Friday, August 27, 2004

Long Week

I dreamt of my blog last night. And realised i almost forgot about it. I've been fiddling with it for a while but i think i'm gonna need some experienced blogger to help me out one of these days (1-800-SelTheBlogmeister).

Yes it's been a long week and the weekend isn't even here yet. I've been dealing with some shite people at work. Not my colleagues, more like clients. Ugh. I go home exhausted these days and I wake up feeling like i never really slept. That sucks.

I flashed a couple of strangers two days ago. I was reaching for a parking ticket at the Waterfront (they built the machine so darn high that you literally have to wind down the window and open the car door and stretttttch to reach for it...but anyway...) and as i got back in my seat and shifted into first gear, I felt a draft. I looked down to see my shiny black bra smiling back at me. I asked my cuzin Mia, sitting beside me, how long my shirt's been undone. She said, "Ha? I thought you were wearing something on the inside! I noticed it was unbuttoned but..."

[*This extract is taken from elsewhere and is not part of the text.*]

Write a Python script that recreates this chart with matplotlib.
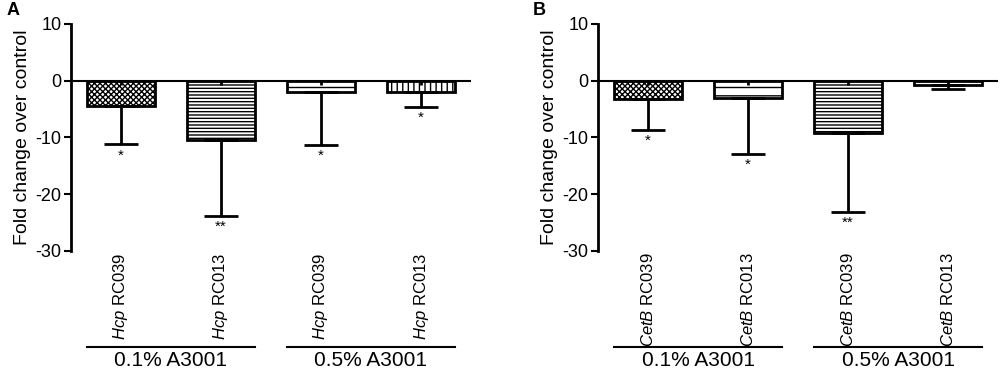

So yeah, my boobies enjoyed their brief breath of fresh air and i bet the parking attendants weren't smiling at me because they were being 'friendly'.

Sigh, and the adventures continue.

Tuesday, August 24, 2004

Today it begins.

Greetings all. And so my curiosity has gotten the best of me. I have my own blog...Hooray! No more sleepless nights...Hooray! Now the whole world can read my innermost rants and raves...Hoo...wait a minute.

This is cheaper than getting a therapist, wouldn't you say?